**Stated exercise**: Each line from the line with "Convert this chart to Plotly code." to the line with "4.6e-6, 8.5e-6, 1.6e-5]", inclusive, is to be repeated exactly; no other line and no picture belongs in the copy.

-- START Dataset extract --

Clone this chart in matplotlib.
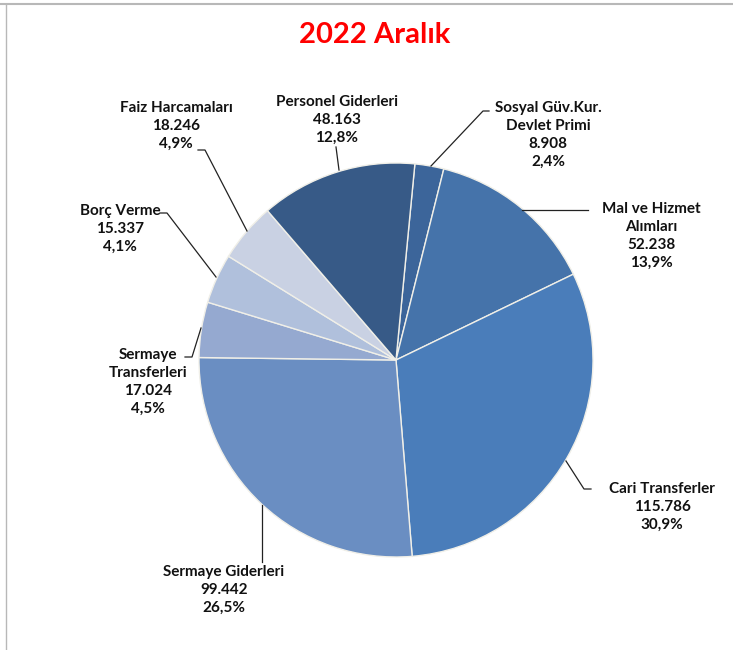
import matplotlib.pyplot as plt
from matplotlib.lines import Line2D

# data, clockwise from the top
names = ['Sosyal Güv.Kur.\nDevlet Primi', 'Mal ve Hizmet\nAlımları', 'Cari Transferler',
         'Sermaye Giderleri', 'Sermaye\nTransferleri', 'Borç Verme',
         'Faiz Harcamaları', 'Personel Giderleri']
values = [8908, 52238, 115786, 99442, 17024, 15337, 18246, 48163]
colors = ['#3c659a', '#4573aa', '#4a7dba', '#6a8ec2', '#95a9d0', '#b0c0dc', '#c9d1e3', '#375a87']

# label text centre (px, top-left origin) and leader line points
label_pos = [(548, 135), (651, 236), (662, 507), (224, 590), (148, 382), (120, 229),
             (176, 126), (337, 120)]
leaders = [
    [(431, 166), (483, 111), (489, 111)],
    [(522, 210), (588, 210)],
    [(566, 461), (584, 489), (591, 489)],
    [(262, 505), (262, 562)],
    [(201, 328), (192, 357), (185, 357)],
    [(216, 277), (167, 213), (160, 213)],
    [(247, 231), (205, 150), (198, 150)],
    [(339, 170), (336, 147)],
]

W, H = 733, 650
plt.rcParams['font.family'] = ['Lato', 'DejaVu Sans']

fig = plt.figure(figsize=(W / 100, H / 100), dpi=100)
ax = fig.add_axes([0, 0, 1, 1])
ax.set_xlim(0, W)
ax.set_ylim(0, H)
ax.set_aspect('equal')
ax.axis('off')

ax.pie(values, colors=colors, center=(396, H - 360), radius=197,
       startangle=84.5, counterclock=False,
       wedgeprops=dict(edgecolor='#f0efe8', linewidth=1.0))
ax.set_xlim(0, W)
ax.set_ylim(0, H)

total = sum(values)
for name, v, (x, y) in zip(names, values, label_pos):
    txt = '{}\n{}\n{}%'.format(name, f'{v:,}'.replace(',', '.'),
                               f'{100 * v / total:.1f}'.replace('.', ','))
    ax.text(x, H - y, txt, ha='center', va='center', fontsize=11,
            fontweight='bold', color='#111111', linespacing=1.38)

for pts in leaders:
    xs = [p[0] for p in pts]
    ys = [H - p[1] for p in pts]
    ax.plot(xs, ys, color='#222222', lw=0.9)

ax.text(375, H - 35, '2022 Aralık', ha='center', va='center', fontsize=21,
        fontweight='bold', color='#ff0000')

# chart frame
fig.add_artist(Line2D([0, 1], [1 - 4 / H, 1 - 4 / H], color='#b8b8b8', lw=1.5))
fig.add_artist(Line2D([6 / W, 6 / W], [0, 1 - 4 / H], color='#b8b8b8', lw=1.0))

fig.savefig('out.png', dpi=100)
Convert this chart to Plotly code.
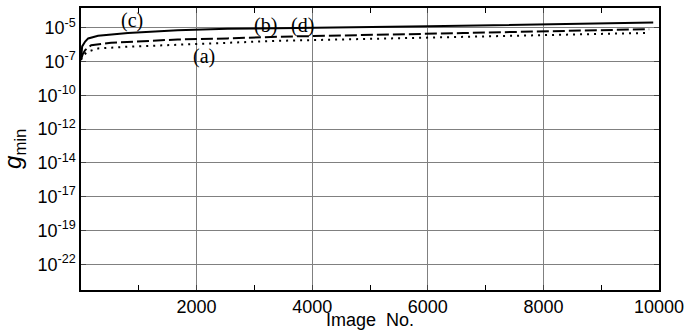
import numpy as np
import plotly.graph_objects as go

# Image numbers (x) and g_min values for the three curves
x_c = [0, 20, 72, 124, 296, 812, 1673, 2534, 3394, 6010, 9900]
g_c = [1.1e-7, 9.3e-7, 2.1e-6, 3.5e-6, 5.4e-6, 8.7e-6, 1.35e-5, 1.7e-5, 1.86e-5, 2.57e-5, 4.8e-5]

x_b = [0, 30, 72, 176, 520, 1107, 1673, 2534, 3394, 6616, 9830]
g_b = [1.1e-7, 2.6e-7, 5.1e-7, 1.15e-6, 1.7e-6, 2.35e-6, 2.94e-6, 3.5e-6, 4.6e-6, 8.5e-6, 1.6e-5]

x_a = [0, 40, 124, 296, 812, 1673, 2534, 3394, 6616, 9830]
g_a = [1.0e-7, 2.2e-7, 4.1e-7, 6.7e-7, 8.9e-7, 1.29e-6, 1.7e-6, 2.35e-6, 4.8e-6, 8.7e-6]

# y tick exponents (positions) and their printed labels
y_tick_exp = [-4.7, -7.12, -9.54, -11.96, -14.38, -16.8, -19.22, -21.64]
y_tick_lab = ["-5", "-7", "-10", "-12", "-14", "-17", "-19", "-22"]
x_tick_vals = [2000, 4000, 6000, 8000, 10000]
x_tick_text = ["2000", "4000", "6000", "8000", "10000"]

# curve labels: text, x, log10(y)
labels = [("(c)", 890, -4.18), ("(b)", 3188, -4.54), ("(d)", 3825, -4.54), ("(a)", 2120, -6.74)]

fig = go.Figure()
fig.add_trace(go.Scatter(x=x_a, y=g_a, mode="lines", line=dict(color="black", width=2, dash="2px,5px")))
fig.add_trace(go.Scatter(x=x_b, y=g_b, mode="lines", line=dict(color="black", width=2, dash="12px,4px")))
fig.add_trace(go.Scatter(x=x_c, y=g_c, mode="lines", line=dict(color="black", width=2)))

for t, xx, yy in labels:
    fig.add_annotation(x=xx, y=yy, xref="x", yref="y", text=t, showarrow=False,
                       font=dict(family="Liberation Serif", size=20, color="black"))

axis_font = dict(family="Liberation Sans, Arial", size=18, color="black")

# axis titles as annotations for precise placement
fig.add_annotation(x=0.5, y=-0.107, xref="paper", yref="paper", text="Image&nbsp;&nbsp;No.",
                   showarrow=False, font=axis_font, xanchor="center", yanchor="middle")
fig.add_annotation(x=-0.116, y=0.5, xref="paper", yref="paper", text="<i>g</i><sub>min</sub>",
                   textangle=-90, showarrow=False,
                   font=dict(family="Liberation Sans, Arial", size=24, color="black"),
                   xanchor="center", yanchor="middle")

fig.update_layout(
    width=690, height=335,
    margin=dict(l=81, r=28, t=6, b=45),
    paper_bgcolor="white", plot_bgcolor="white",
    showlegend=False,
    font=axis_font,
    xaxis=dict(range=[0, 10000], tickvals=x_tick_vals, ticktext=x_tick_text, ticks="inside", ticklen=5,
               showgrid=True, gridcolor="#808080", gridwidth=1,
               showline=True, linecolor="black", linewidth=1.5, mirror="allticks",
               minor=dict(dtick=1000, ticks="inside", ticklen=5, showgrid=False, tickcolor="black"),
               zeroline=False, tickfont=axis_font),
    yaxis=dict(type="log", range=[-23.49, -3.276],
               tickvals=[10 ** e for e in y_tick_exp],
               ticktext=["10<sup>%s</sup>" % s for s in y_tick_lab],
               ticks="inside", ticklen=5,
               showgrid=True, gridcolor="#808080", gridwidth=1,
               showline=True, linecolor="black", linewidth=1.5, mirror="allticks",
               zeroline=False, tickfont=axis_font),
)
fig.write_html("out.html", post_script="document.body.style.margin='0';",
               config={"displayModeBar": False})
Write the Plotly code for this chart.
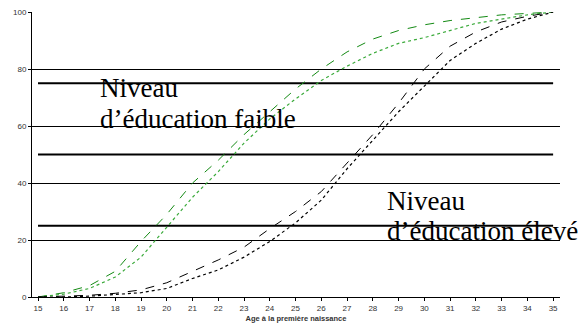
import plotly.graph_objects as go

# age at first birth
ages = list(range(15, 36))

# cumulative percentages, low education (green)
faible_a = [0, 1.5, 4, 9, 19.5, 29, 40, 48, 57, 65, 73, 80, 86, 90.5, 93.5, 95.5, 97, 98, 99, 99.5, 100]
faible_b = [0, 1, 3, 7, 14, 24.5, 35, 44, 54, 62.5, 69.5, 76, 81, 85.5, 89, 91, 93.5, 96, 97.5, 99, 100]
# cumulative percentages, high education (black)
eleve_a = [0, 0.3, 0.6, 1.3, 2.5, 5, 9, 13, 17.5, 24, 30, 37, 47, 57, 68, 80, 88, 93, 96.5, 98.5, 100]
eleve_b = [0, 0, 0.3, 0.8, 1.5, 3, 6.5, 9.5, 14, 19.5, 26, 34, 45, 55, 65, 74, 83, 89, 94, 97.5, 100]

# quartile reference lines
quartiles = [25, 50, 75]

# label lines (two lines each)
label_faible = ['Niveau', 'd\u2019éducation faible']
label_eleve = ['Niveau', 'd\u2019éducation élevé']

fig = go.Figure()

for q in quartiles:
    fig.add_trace(go.Scatter(x=[ages[0], ages[-1]], y=[q, q], mode='lines',
                             line=dict(color='black', width=1.8), showlegend=False))

fig.add_trace(go.Scatter(x=ages, y=faible_a, mode='lines',
                         line=dict(color='#138a13', width=1, dash='dash'), showlegend=False))
fig.add_trace(go.Scatter(x=ages, y=faible_b, mode='lines',
                         line=dict(color='#3aaa3a', width=1.2, dash='dot'), showlegend=False))
fig.add_trace(go.Scatter(x=ages, y=eleve_a, mode='lines',
                         line=dict(color='black', width=1, dash='dash'), showlegend=False))
fig.add_trace(go.Scatter(x=ages, y=eleve_b, mode='lines',
                         line=dict(color='black', width=1.2, dash='dot'), showlegend=False))

serif = dict(family='"Liberation Serif", "DejaVu Serif", serif', size=27, color='black')
for txt, yv in zip(label_faible, [73.3, 62.5]):
    fig.add_annotation(x=17.33, y=yv, xref='x', yref='y', xanchor='left', yanchor='middle',
                       text=txt, showarrow=False, font=serif)
for txt, yv in zip(label_eleve, [33.7, 23.2]):
    fig.add_annotation(x=28.48, y=yv, xref='x', yref='y', xanchor='left', yanchor='middle',
                       text=txt, showarrow=False, font=serif)

fig.update_layout(
    width=582, height=333,
    margin=dict(l=32, r=22, t=12, b=36),
    plot_bgcolor='white', paper_bgcolor='white',
    font=dict(family='"Liberation Sans", Arial, sans-serif', size=8, color='#333333'),
)
fig.update_xaxes(range=[14.767, 35.267], tickvals=ages, ticks='outside', ticklen=3,
                 tickcolor='black', showline=True, linecolor='black', linewidth=1,
                 showgrid=False, zeroline=False, automargin=False,
                 title=dict(text='<b>Age à la première naissance</b>', standoff=4,
                            font=dict(size=7.5, color='#333333')))
fig.update_yaxes(range=[0, 100], tickvals=[0, 20, 40, 60, 80, 100], ticks='outside', ticklen=3,
                 tickcolor='black', showline=True, linecolor='black', linewidth=1,
                 showgrid=True, gridcolor='black', gridwidth=1, zeroline=False,
                 automargin=False)

# page body has a default 8px margin; remove it so the figure sits at the origin
fig.write_html("out.html", config={'displayModeBar': False},
               post_script="document.body.style.margin='0';")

-- END Dataset extract --

**Answer to the task**:
Convert this chart to Plotly code.
import numpy as np
import plotly.graph_objects as go

# Image numbers (x) and g_min values for the three curves
x_c = [0, 20, 72, 124, 296, 812, 1673, 2534, 3394, 6010, 9900]
g_c = [1.1e-7, 9.3e-7, 2.1e-6, 3.5e-6, 5.4e-6, 8.7e-6, 1.35e-5, 1.7e-5, 1.86e-5, 2.57e-5, 4.8e-5]

x_b = [0, 30, 72, 176, 520, 1107, 1673, 2534, 3394, 6616, 9830]
g_b = [1.1e-7, 2.6e-7, 5.1e-7, 1.15e-6, 1.7e-6, 2.35e-6, 2.94e-6, 3.5e-6, 4.6e-6, 8.5e-6, 1.6e-5]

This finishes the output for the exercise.